Russian authorities have attempted to isolate their nation’s internet from the rest of the world since the start of the war in Ukraine on February 24, 2022. Hundreds of websites have already been blocked, including two major social media platforms – Instagram and Facebook.
Russians are turning to VPNs to bypass the country’s tightening internet controls. A VPN or Virtual Private Network changes your IP address allowing the user to mask where they are located by rerouting all your internet traffic through an encrypted tunneland shields your identity from companies, hackers or governments that want to track you.
The recently updated VPN Adoption Index by Nord VPN reveals that VPN downloads in Russia grew from 12.59 million in 2021 to 33.54 million in 2022, representing a YoY growth of 167%.
In 2020, only 4.9 million downloads originated from Russia, which put the VPN adoption rate at 3.37%, ranking the country at the 55th spot globally. While last year, nearly a quarter (22.98%) of the country’s population installed VPN services on their devices, with Russia becoming the 8th most popular market for VPNs.
The most significant wave of VPN installs from Russia began on March 11, 2022, when the Russian government’s communication agency announced it would block Instagram and Facebook after finding Meta Platforms Inc. “extremist.” On March 14, 2022, the number of VPN installs originating from Russia increased by 11,253% above the norm.
VPN providers, however, are still subject to Russia’s restrictions. According to the Lumen database, a repository that records legal demands for the removal of internet information, Roskomnadzor, an internet regulation body in Russia, sent more than 12,800 requests to Google between March 13 and March 25, 2022 asking to delete URLs in accordance with the nation’s 2017 “VPN law.”

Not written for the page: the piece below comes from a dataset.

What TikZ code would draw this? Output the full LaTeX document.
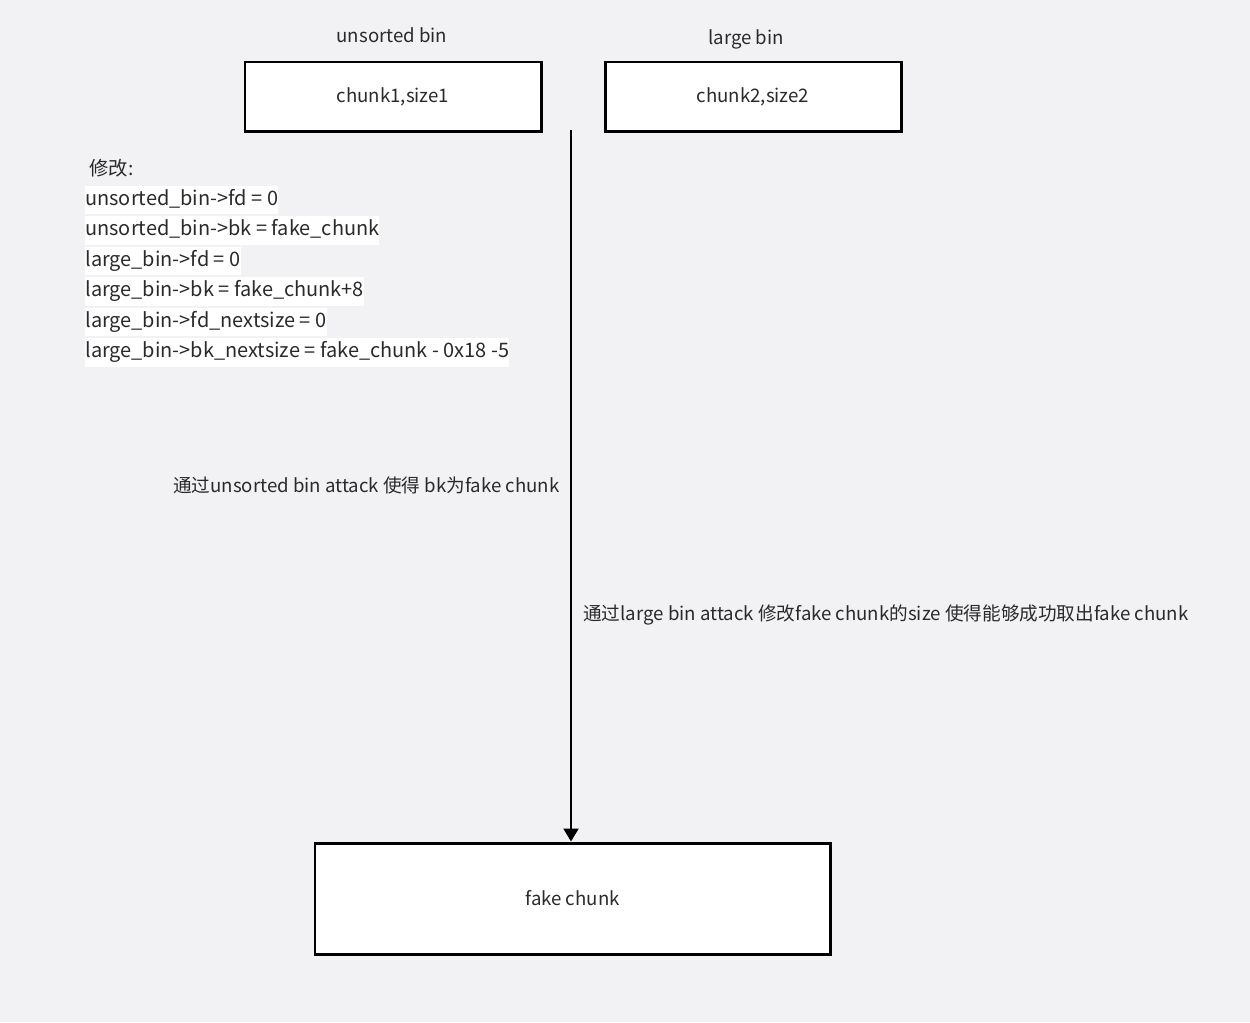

Russian President Vladimir Putin signed a law that restricts the use of anonymous proxy servers and VPNs. VPN services will have to alter their protocol to comply with Roskomnadzor if they wish to continue operating their servers in Russia. This includes keeping track of all conversations and providing secure backdoors for the government to access the system and its users. These requirements, of course, would be in total opposition to the purpose of VPNs.
In March 2019, a year before the war, several of the biggest VPN providers received a notification from Roskomnadzor ordering them to join the Federal State Information System (FSIS). Shortly after, the majority of popular VPN providers shut down their servers in Russia.
“It is hard to foresee how far the Russian government will go in its attempts to quell online anti-war sentiment and further sculpt the war’s narrative. ” stated Edvardas Garbenis, a representative with Atlas VPN. “If the current censoring trend continues,” adds Garbenis, “we may see the demand for Virtual Private Networks in Russia growing further in 2023.”